Eddie Conway: And I hear you, and I know that the public has been carrying that water, but I’m wondering, the same way the government takes 50% of our tax money and spend it on military ventures all around the world, why not use some of our tax money to finance those… I mean, the media is probably the one of the most important things that impact our life. Why not make that a part of the federal budget and a part of the public taxpayer’s expenditures? I mean, we should demand that.
Priscilla Wald: Health care, education, public media support, I mean, all of these things should be funded. I would love to see, again, coming out of COVID-19, an entire rethinking of our economic system and how we allocate resources. I 100% agree with you, but we have to elect the officials that are going to make those decisions, right? And I think, I’m going to guess the way you vote, the way I vote, we would, but a majority has to make that happen, a big majority has to make that happen. And how do we do that? I don’t have an answer for that question. I hope you do, but I’m not sure any of us is, at the moment, going to come up with that solution.
We all work for it, we all hope for it, we all give our time for it, but it has to happen, and I think there are, I mean, many possibilities following COVID-19, but sort of outlining three of them, people can put this behind them and never want to think about it again. I mean, obviously we’ll think about it, we’re not going to have the option not to, but they may just want to get back to normalcy, to things as they were, and there will be over time, collective amnesia. I hope that doesn’t happen. I don’t know if it can, given what’s coming.

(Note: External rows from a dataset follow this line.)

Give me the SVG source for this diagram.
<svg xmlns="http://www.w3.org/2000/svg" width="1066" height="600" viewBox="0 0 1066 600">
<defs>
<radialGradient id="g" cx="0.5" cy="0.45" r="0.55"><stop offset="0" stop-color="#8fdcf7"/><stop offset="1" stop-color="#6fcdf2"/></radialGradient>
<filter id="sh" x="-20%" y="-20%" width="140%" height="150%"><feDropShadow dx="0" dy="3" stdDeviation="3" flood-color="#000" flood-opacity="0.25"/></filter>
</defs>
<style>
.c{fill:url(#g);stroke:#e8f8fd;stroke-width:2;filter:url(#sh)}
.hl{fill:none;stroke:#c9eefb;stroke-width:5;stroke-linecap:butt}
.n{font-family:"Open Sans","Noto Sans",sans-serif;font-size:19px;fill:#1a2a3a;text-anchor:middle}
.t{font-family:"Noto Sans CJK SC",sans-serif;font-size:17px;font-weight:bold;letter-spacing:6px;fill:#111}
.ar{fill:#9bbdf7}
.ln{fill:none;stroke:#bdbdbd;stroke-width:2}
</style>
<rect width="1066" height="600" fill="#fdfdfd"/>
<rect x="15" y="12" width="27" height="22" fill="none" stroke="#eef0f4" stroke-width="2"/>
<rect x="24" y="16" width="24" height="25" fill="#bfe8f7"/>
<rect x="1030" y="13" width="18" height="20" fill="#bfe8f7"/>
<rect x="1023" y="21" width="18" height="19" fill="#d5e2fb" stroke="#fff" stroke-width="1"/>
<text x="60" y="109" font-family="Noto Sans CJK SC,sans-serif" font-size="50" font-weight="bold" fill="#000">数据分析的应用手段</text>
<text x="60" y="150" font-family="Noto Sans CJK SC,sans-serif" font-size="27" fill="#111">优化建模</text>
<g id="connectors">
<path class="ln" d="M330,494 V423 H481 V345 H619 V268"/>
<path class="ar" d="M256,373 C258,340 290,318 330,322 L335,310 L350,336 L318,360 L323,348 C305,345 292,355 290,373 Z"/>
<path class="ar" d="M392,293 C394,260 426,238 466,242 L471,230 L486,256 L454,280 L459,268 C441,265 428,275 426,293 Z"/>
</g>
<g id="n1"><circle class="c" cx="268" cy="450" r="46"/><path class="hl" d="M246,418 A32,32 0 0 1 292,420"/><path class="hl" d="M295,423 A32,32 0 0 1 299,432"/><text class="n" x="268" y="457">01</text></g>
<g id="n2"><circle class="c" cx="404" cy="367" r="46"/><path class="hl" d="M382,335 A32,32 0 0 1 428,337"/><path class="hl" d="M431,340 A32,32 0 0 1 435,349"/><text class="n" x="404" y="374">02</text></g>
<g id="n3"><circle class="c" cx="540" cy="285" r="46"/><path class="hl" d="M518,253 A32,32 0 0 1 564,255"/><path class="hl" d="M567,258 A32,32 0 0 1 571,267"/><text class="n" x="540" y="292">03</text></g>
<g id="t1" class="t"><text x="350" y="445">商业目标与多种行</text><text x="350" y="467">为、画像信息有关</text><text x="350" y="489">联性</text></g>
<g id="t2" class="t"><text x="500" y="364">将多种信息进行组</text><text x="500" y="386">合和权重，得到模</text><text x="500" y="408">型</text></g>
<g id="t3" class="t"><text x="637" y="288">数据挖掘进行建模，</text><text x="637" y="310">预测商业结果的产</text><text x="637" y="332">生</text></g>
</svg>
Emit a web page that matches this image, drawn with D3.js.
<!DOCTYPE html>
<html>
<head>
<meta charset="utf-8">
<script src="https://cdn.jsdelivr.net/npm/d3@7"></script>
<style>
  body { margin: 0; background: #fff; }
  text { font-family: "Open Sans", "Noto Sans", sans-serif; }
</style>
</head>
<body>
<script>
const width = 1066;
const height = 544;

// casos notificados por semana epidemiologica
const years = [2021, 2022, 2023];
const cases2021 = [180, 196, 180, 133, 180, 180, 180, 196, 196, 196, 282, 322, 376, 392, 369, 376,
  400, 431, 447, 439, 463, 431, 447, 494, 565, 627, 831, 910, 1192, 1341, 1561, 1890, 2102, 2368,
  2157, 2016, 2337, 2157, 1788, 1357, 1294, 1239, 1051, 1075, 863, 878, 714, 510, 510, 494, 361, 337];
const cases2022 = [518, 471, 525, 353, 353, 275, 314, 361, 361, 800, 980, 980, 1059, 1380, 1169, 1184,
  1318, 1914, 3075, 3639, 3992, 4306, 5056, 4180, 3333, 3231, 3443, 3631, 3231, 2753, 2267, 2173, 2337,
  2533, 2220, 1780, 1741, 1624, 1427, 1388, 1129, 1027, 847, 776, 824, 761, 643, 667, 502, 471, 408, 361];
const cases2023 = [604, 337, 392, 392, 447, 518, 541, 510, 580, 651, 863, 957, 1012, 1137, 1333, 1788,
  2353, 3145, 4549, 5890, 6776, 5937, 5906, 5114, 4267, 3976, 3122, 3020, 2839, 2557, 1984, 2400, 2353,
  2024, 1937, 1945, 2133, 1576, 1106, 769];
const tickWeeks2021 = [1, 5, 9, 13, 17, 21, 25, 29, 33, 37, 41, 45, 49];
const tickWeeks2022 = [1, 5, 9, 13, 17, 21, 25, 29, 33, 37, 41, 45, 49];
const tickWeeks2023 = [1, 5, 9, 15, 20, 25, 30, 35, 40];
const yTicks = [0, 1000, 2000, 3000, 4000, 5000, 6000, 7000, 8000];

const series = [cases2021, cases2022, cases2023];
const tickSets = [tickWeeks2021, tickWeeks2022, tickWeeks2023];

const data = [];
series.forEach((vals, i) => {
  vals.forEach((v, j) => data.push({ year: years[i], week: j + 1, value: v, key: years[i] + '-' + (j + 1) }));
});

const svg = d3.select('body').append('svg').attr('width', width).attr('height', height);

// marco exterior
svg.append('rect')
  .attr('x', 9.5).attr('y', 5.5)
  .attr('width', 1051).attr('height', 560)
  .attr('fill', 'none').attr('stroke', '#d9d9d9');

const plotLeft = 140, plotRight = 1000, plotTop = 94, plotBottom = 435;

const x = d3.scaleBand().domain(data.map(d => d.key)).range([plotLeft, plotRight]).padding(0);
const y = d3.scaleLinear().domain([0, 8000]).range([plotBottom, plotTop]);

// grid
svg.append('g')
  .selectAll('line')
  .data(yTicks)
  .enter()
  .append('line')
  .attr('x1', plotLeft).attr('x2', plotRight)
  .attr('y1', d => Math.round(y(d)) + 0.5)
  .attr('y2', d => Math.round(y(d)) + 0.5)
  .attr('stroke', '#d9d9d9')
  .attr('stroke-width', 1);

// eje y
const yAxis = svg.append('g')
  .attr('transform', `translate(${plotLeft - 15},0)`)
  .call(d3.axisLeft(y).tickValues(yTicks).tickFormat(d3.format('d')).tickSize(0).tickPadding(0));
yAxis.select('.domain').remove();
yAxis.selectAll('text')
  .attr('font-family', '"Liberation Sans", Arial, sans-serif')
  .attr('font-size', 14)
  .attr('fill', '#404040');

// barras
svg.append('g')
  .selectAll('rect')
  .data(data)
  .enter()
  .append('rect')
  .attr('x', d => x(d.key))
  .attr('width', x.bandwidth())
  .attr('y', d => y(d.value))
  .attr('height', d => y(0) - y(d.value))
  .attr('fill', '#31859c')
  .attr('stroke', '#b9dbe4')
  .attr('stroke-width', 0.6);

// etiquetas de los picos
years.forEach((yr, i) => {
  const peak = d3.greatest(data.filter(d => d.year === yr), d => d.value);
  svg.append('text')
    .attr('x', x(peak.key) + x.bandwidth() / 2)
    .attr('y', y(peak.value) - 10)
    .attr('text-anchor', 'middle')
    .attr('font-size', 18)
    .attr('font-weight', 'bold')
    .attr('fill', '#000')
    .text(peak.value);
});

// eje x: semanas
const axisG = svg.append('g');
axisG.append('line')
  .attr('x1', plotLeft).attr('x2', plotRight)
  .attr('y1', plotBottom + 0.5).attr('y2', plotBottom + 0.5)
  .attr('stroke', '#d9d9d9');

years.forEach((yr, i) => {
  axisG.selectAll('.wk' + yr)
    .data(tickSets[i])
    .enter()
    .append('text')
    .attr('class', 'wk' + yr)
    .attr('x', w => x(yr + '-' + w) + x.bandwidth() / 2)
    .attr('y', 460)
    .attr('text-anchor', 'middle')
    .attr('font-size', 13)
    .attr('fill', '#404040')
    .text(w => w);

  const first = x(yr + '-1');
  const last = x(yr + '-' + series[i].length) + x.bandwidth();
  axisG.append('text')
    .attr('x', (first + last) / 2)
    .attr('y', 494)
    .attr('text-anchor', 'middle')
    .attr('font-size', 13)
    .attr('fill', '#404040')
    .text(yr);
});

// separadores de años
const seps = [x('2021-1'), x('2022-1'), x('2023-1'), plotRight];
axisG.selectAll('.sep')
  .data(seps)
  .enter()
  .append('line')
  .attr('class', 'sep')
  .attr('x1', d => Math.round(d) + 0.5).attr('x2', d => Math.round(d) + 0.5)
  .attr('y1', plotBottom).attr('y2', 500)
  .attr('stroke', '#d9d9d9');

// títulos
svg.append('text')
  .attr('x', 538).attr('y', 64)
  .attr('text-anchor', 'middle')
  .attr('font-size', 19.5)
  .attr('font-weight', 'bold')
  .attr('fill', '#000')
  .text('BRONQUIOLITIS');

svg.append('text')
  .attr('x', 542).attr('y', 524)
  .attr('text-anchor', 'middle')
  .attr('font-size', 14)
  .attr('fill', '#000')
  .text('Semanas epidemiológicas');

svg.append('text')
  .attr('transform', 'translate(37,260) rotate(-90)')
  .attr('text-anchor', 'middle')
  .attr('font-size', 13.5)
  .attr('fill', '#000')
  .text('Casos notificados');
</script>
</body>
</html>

Secondly, people could turn even more conservative and want to have solutions that go more towards privatization, which I think all of us on this call would not want, or I mean, I’m going to repeat myself, but people could say our system failed, and our economic system is at the source of that failure. How we allocate resources, what we fund, how we communicate. I mean, our communication system failed. Not in this case because of journalists, but because of the president’s megaphone, and how do we fix that? And my hope is that those are the questions people are going to be asking when we come out of this. The most left-leaning moment as I understand it, historians might correct me here, that we’ve had in this country was during the Great Depression. I don’t want to see a depression, but this is a crisis of that order right now, and maybe this will make people stop and think we need a different way, we need different leaders, really different leaders with different commitments, and then the funding you’re asking for would happen.
Eddie Conway: Okay. So thank you for joining me.
Priscilla Wald: Thank you. Thank you for your questions, and let’s fight the good fight, right?
Eddie Conway: And thank you for joining The Real News.